_Records to use:_

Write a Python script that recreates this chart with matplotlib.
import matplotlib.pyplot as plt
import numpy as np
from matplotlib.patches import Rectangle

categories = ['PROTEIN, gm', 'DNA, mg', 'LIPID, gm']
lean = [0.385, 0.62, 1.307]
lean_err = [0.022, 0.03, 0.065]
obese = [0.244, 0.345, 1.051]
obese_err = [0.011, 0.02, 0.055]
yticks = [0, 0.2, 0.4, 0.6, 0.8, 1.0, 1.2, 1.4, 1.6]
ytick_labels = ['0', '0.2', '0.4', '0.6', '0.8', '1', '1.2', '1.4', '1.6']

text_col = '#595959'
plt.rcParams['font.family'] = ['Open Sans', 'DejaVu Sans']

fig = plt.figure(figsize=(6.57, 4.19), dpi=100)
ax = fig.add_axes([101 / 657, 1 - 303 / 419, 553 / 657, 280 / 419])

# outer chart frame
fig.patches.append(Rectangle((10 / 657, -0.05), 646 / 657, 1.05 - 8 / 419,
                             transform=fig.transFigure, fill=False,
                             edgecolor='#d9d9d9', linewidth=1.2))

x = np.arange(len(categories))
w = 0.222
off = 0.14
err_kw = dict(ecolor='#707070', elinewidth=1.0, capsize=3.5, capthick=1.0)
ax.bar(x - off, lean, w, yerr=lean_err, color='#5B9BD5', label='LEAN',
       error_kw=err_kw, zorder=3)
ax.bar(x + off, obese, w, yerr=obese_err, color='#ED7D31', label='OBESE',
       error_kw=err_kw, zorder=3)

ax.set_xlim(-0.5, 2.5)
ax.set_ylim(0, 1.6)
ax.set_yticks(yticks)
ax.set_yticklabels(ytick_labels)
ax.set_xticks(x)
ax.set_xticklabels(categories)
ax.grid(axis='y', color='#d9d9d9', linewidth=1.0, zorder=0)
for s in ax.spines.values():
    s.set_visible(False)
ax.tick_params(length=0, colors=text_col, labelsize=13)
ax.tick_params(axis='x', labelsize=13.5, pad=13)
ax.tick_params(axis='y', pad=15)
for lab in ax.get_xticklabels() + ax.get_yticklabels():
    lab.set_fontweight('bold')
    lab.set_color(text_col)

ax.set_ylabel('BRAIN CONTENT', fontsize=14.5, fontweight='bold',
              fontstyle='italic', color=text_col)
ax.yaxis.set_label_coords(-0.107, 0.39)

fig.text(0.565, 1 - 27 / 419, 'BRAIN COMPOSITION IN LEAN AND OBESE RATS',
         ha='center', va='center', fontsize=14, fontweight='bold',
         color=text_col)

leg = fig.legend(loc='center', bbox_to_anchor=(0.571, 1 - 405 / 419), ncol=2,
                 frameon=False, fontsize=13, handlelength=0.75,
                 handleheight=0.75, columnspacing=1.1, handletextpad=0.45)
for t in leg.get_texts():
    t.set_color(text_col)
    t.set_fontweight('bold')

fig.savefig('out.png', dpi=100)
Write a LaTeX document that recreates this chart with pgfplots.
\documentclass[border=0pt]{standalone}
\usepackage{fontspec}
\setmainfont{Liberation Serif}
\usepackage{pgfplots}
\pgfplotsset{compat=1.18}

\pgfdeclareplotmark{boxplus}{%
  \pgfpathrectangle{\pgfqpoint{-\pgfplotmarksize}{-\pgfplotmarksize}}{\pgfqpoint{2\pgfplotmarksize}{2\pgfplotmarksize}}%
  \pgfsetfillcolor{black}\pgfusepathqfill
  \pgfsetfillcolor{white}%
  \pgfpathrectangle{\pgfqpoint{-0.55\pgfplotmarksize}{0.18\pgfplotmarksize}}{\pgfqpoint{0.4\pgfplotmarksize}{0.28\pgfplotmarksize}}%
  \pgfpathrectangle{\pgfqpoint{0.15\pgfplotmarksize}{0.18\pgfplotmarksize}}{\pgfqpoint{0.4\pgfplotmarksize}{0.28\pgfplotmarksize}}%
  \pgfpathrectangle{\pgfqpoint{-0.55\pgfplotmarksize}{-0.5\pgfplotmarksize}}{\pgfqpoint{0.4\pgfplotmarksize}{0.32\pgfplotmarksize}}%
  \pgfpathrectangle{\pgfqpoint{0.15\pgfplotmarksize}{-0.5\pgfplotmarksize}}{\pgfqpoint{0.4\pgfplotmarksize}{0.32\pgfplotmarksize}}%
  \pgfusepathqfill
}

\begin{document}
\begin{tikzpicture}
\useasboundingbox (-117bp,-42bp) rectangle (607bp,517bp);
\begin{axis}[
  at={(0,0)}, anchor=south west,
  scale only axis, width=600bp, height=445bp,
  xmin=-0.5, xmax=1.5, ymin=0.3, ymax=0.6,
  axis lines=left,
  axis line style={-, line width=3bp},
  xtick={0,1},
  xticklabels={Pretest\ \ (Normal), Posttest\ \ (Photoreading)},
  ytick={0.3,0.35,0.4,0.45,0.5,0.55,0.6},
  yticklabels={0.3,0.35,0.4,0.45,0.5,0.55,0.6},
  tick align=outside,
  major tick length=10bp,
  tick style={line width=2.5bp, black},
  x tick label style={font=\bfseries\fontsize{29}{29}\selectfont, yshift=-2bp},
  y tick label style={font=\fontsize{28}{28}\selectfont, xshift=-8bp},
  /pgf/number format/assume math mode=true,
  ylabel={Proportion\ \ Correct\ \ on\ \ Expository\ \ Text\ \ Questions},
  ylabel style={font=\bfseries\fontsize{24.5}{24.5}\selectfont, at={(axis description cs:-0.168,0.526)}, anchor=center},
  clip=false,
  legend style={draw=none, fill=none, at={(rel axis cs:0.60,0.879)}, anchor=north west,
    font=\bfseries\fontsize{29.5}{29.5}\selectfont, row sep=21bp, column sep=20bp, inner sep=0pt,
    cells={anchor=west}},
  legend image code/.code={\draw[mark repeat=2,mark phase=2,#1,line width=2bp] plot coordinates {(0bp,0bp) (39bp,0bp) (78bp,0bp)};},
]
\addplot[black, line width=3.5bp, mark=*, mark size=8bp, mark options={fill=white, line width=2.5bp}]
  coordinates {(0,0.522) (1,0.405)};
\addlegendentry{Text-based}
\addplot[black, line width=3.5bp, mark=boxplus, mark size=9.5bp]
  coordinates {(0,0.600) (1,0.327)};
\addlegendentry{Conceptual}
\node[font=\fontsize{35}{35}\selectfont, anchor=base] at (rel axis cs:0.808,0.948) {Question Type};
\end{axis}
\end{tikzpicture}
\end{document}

_What the task asks:_ Find the word "that" in the data and copy out each line where it turns up.

_Expected output:_
Write a Python script that recreates this chart with matplotlib.
Write a LaTeX document that recreates this chart with pgfplots.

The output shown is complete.